20. A system comprising one or more computers and one or more storage devices storing instructions that when executed by the one or more computers cause the one more computers to perform operations for training a neural network on a training dataset using a distributed computing system comprising a plurality of workers, wherein the operations comprise:

maintaining, at each of the plurality of workers, a respective local instance of each component in a respective subset of a plurality of components of the neural network that represents a path through the neural network, wherein each component of the neural network comprises a different subset of the plurality of parameters of the neural network, and wherein the respective subset of the plurality of components that represents the path through the neural network comprise at least an input component of the neural network that receives an input to the neural network and an output component of the neural network that generates an output of the neural network;

updating, by each worker, the respective local instances of the components in the respective subset in parallel with other workers;

determining whether to synchronize the respective local instances of the components in the respective subsets across the plurality of workers; and

in response to determining to synchronize, updating the respective local instances of the components in the respective subsets implemented at the plurality of workers.

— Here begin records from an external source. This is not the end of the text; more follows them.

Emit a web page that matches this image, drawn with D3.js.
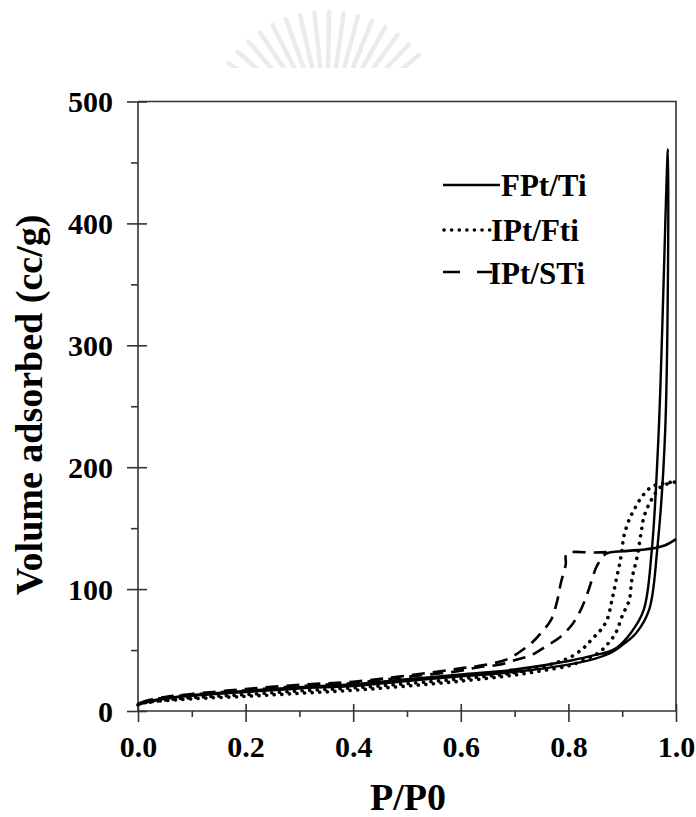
<!DOCTYPE html>
<html>
<head>
<meta charset="utf-8">
<script src="https://cdn.jsdelivr.net/npm/d3@7"></script>
<style>
  body { margin: 0; background: #fff; }
  svg { display: block; }
  text { font-family: "Liberation Serif", "Times New Roman", serif; font-weight: bold; fill: #000; }
</style>
</head>
<body>
<div id="chart"></div>
<script>
// [P/P0, volume], adsorption then desorption branch
var fptTiAds = [[0, 5], [0.02, 7.5], [0.05, 10], [0.1, 12.5], [0.2, 15.5], [0.3, 18.5], [0.4, 20.5], [0.5, 24.5], [0.6, 28.5], [0.7, 32], [0.8, 38], [0.85, 43], [0.88, 48], [0.9, 54], [0.926, 64], [0.95, 83], [0.965, 132], [0.98, 231], [0.985, 461]];
var fptTiDes = [[0.985, 461], [0.968, 231], [0.955, 132], [0.94, 83], [0.916, 64], [0.89, 52], [0.87, 48], [0.85, 46], [0.8, 41], [0.7, 34], [0.6, 30], [0.5, 26], [0.4, 22], [0.3, 19.5], [0.2, 16.5], [0.1, 13], [0.05, 10.5], [0.02, 8]];

var iptFtiAds = [[0, 5], [0.02, 7.5], [0.05, 8.5], [0.1, 10], [0.2, 12], [0.3, 14.5], [0.4, 17], [0.5, 20.5], [0.6, 24.5], [0.7, 29.5], [0.75, 33], [0.8, 37], [0.83, 42], [0.857, 48], [0.875, 56], [0.888, 64], [0.9, 78], [0.913, 91], [0.918, 108], [0.928, 127], [0.935, 146], [0.941, 160], [0.954, 173], [0.972, 184], [0.99, 187], [1.0, 188]];
var iptFtiDes = [[1.0, 188], [0.98, 187], [0.955, 184], [0.937, 176], [0.922, 165], [0.913, 157], [0.903, 143], [0.898, 127], [0.89, 110], [0.881, 91], [0.872, 75], [0.861, 67], [0.844, 59], [0.829, 52], [0.807, 45], [0.78, 40], [0.7, 31.5], [0.6, 26.5], [0.5, 22.5], [0.4, 19], [0.3, 16.5], [0.2, 13.5], [0.1, 11], [0.05, 9], [0.02, 7]];

var iptStiAds = [[0, 6], [0.02, 9], [0.05, 11], [0.1, 13.5], [0.2, 17], [0.3, 20.5], [0.4, 23], [0.5, 28], [0.6, 33], [0.634, 36], [0.671, 38], [0.703, 42], [0.732, 46], [0.758, 53], [0.783, 60], [0.807, 71], [0.823, 83], [0.835, 96], [0.844, 108], [0.853, 119], [0.87, 129], [0.9, 131], [0.95, 133], [0.98, 136], [1.0, 141]];
var iptStiDes = [[1.0, 141], [0.98, 136], [0.95, 133], [0.9, 131], [0.85, 130], [0.797, 129], [0.795, 120], [0.786, 105], [0.779, 90], [0.768, 75], [0.751, 65], [0.732, 56], [0.708, 48], [0.684, 42], [0.634, 37], [0.6, 35], [0.5, 29], [0.4, 24], [0.3, 21.5], [0.2, 18], [0.1, 14], [0.05, 11.5], [0.02, 9]];

var seriesNames = ["FPt/Ti", "IPt/Fti", "IPt/STi"];
var xTicks = [0, 0.2, 0.4, 0.6, 0.8, 1.0];
var yTicks = [0, 100, 200, 300, 400, 500];

var W = 696, H = 817;
var margin = {top: 101.5, right: 20, bottom: 106, left: 138};
var width = 676 - margin.left;
var height = 711 - margin.top;

var svg = d3.select("#chart").append("svg")
    .attr("width", W)
    .attr("height", H);

// faint watermark fan at the top
var wm = svg.append("g");
wm.append("clipPath").attr("id", "wmclip")
    .append("rect").attr("x", 0).attr("y", 0).attr("width", W).attr("height", 68);
var rays = d3.range(-145, -34, 7);
wm.append("g").attr("clip-path", "url(#wmclip)")
    .selectAll("line").data(rays).enter().append("line")
    .attr("x1", function(a) { return 327 + 66 * Math.cos(a * Math.PI / 180); })
    .attr("y1", function(a) { return 132 + 66 * Math.sin(a * Math.PI / 180); })
    .attr("x2", function(a) { return 327 + 120 * Math.cos(a * Math.PI / 180); })
    .attr("y2", function(a) { return 132 + 120 * Math.sin(a * Math.PI / 180); })
    .attr("stroke", "#ebebeb")
    .attr("stroke-width", 4.5)
    .attr("stroke-linecap", "round");

var g = svg.append("g")
    .attr("transform", "translate(" + margin.left + "," + margin.top + ")");

var x = d3.scaleLinear().domain([0, 1]).range([0, width]);
var y = d3.scaleLinear().domain([0, 500]).range([height, 0]);

// frame (top and right)
g.append("path")
    .attr("d", "M0,0H" + width + "V" + height)
    .attr("fill", "none")
    .attr("stroke", "#333")
    .attr("stroke-width", 1.6);

// minor ticks
g.append("g")
    .attr("transform", "translate(0," + height + ")")
    .call(d3.axisBottom(x).tickValues(d3.range(0.1, 1, 0.2)).tickSize(6).tickFormat(""))
    .call(function(s) { s.select(".domain").remove(); s.selectAll("line").attr("stroke", "#333").attr("stroke-width", 1.6); });
g.append("g")
    .call(d3.axisLeft(y).tickValues(d3.range(50, 500, 100)).tickSize(7).tickFormat(""))
    .call(function(s) { s.select(".domain").remove(); s.selectAll("line").attr("stroke", "#333").attr("stroke-width", 1.6); });

// x axis
var xAxis = g.append("g")
    .attr("transform", "translate(0," + height + ")")
    .call(d3.axisBottom(x).tickValues(xTicks).tickSize(11).tickPadding(0).tickFormat(d3.format(".1f")));
xAxis.select(".domain").attr("d", "M0,0H" + width).attr("stroke", "#333").attr("stroke-width", 1.6);
xAxis.selectAll(".tick line").attr("y1", -7).attr("stroke", "#333").attr("stroke-width", 1.6);
xAxis.selectAll(".tick text")
    .attr("y", 46).attr("dy", null)
    .style("font-size", "30px")
    .style("font-family", "'Liberation Serif', 'Times New Roman', serif")
    .style("font-weight", "bold").attr("fill", "#000");

// y axis
var yAxis = g.append("g")
    .call(d3.axisLeft(y).tickValues(yTicks).tickSize(11).tickPadding(0));
yAxis.select(".domain").attr("d", "M0," + height + "V0").attr("stroke", "#333").attr("stroke-width", 1.6);
yAxis.selectAll(".tick line").attr("x1", 9).attr("stroke", "#333").attr("stroke-width", 1.6);
yAxis.selectAll(".tick text")
    .attr("x", -25).attr("dy", "0.34em")
    .style("font-size", "30px")
    .style("font-family", "'Liberation Serif', 'Times New Roman', serif")
    .style("font-weight", "bold").attr("fill", "#000");

// curves
var line = d3.line()
    .x(function(d) { return x(d[0]); })
    .y(function(d) { return y(d[1]); })
    .curve(d3.curveCatmullRom.alpha(0.5));

var styles = [
    {dash: null, width: 2.4, cap: "butt"},
    {dash: "0.1 7.5", width: 3.6, cap: "round"},
    {dash: "13 8", width: 2.6, cap: "butt"}
];
var loops = [fptTiAds.concat(fptTiDes.slice(1)), iptFtiAds.concat(iptFtiDes.slice(1)), iptStiAds.concat(iptStiDes.slice(1))];

g.selectAll(".iso")
    .data(loops)
    .enter().append("path")
    .attr("class", "iso")
    .attr("d", line)
    .attr("fill", "none")
    .attr("stroke", "#000")
    .attr("stroke-width", function(d, i) { return styles[i].width; })
    .attr("stroke-dasharray", function(d, i) { return styles[i].dash; })
    .attr("stroke-linecap", function(d, i) { return styles[i].cap; });

// legend
var legend = svg.append("g");
var legendRows = [
    {y: 185, x1: 443, x2: 500, tx: 501, base: 196},
    {y: 230, x1: 444, x2: 492, tx: 491, base: 241},
    {y: 272, x1: 443, x2: 492, tx: 489, base: 284}
];
seriesNames.forEach(function(name, i) {
    var r = legendRows[i];
    legend.append("line")
        .attr("x1", r.x1).attr("x2", r.x2)
        .attr("y1", r.y).attr("y2", r.y)
        .attr("stroke", "#000")
        .attr("stroke-width", styles[i].width)
        .attr("stroke-dasharray", i === 2 ? "17 17" : styles[i].dash)
        .attr("stroke-linecap", styles[i].cap);
    legend.append("text")
        .attr("x", r.tx).attr("y", r.base)
        .style("font-size", "31px")
        .text(name);
});

// axis titles
svg.append("text")
    .attr("x", 408).attr("y", 810)
    .attr("text-anchor", "middle")
    .style("font-size", "38px")
    .text("P/P0");

svg.append("text")
    .attr("transform", "translate(42,405) rotate(-90)")
    .attr("text-anchor", "middle")
    .style("font-size", "38px")
    .text("Volume adsorbed (cc/g)");
</script>
</body>
</html>
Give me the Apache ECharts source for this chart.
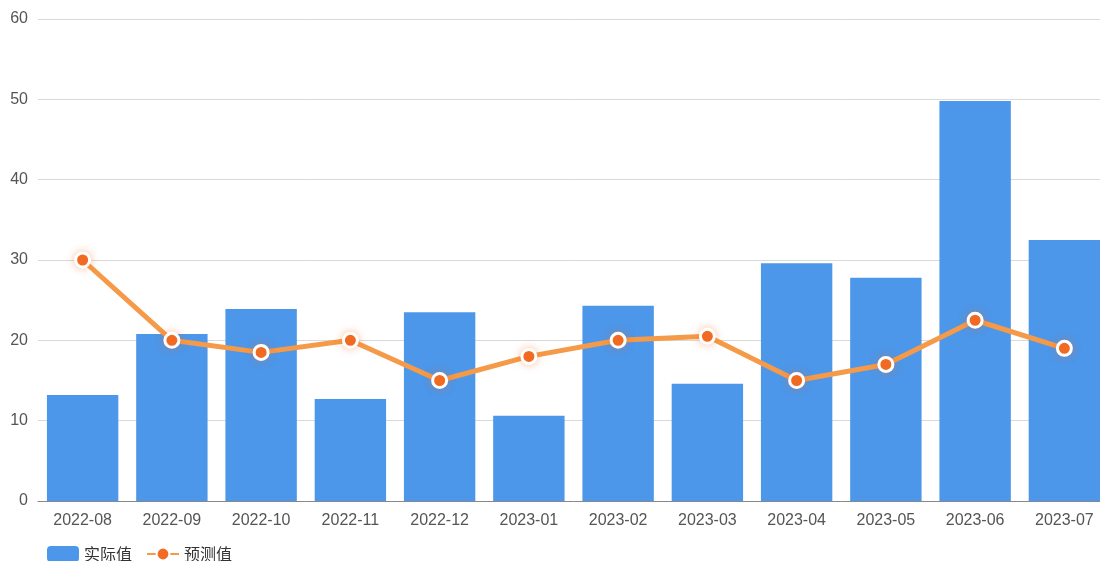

21. One or more non-transitory computer storage media storing instructions that when executed by one or more computers cause the one more computers to perform the operations for training a neural network on a training dataset using a distributed computing system comprising a plurality of workers, wherein the operations comprise:

maintaining, at each of the plurality of workers, a respective local instance of each component in a respective subset of a plurality of components of the neural network that represents a path through the neural network, wherein each component of the neural network comprises a different subset of the plurality of parameters of the neural network, and wherein the respective subset of the plurality of components that represents the path through the neural network comprise at least an input component of the neural network that receives an input to the neural network and an output component of the neural network that generates an output of the neural network;

updating, by each worker, the respective local instances of the components in the respective subset in parallel with other workers;

determining whether to synchronize the respective local instances of the components in the respective subsets across the plurality of workers; and

in response to determining to synchronize, updating the respective local instances of the components in the respective subsets implemented at the plurality of workers.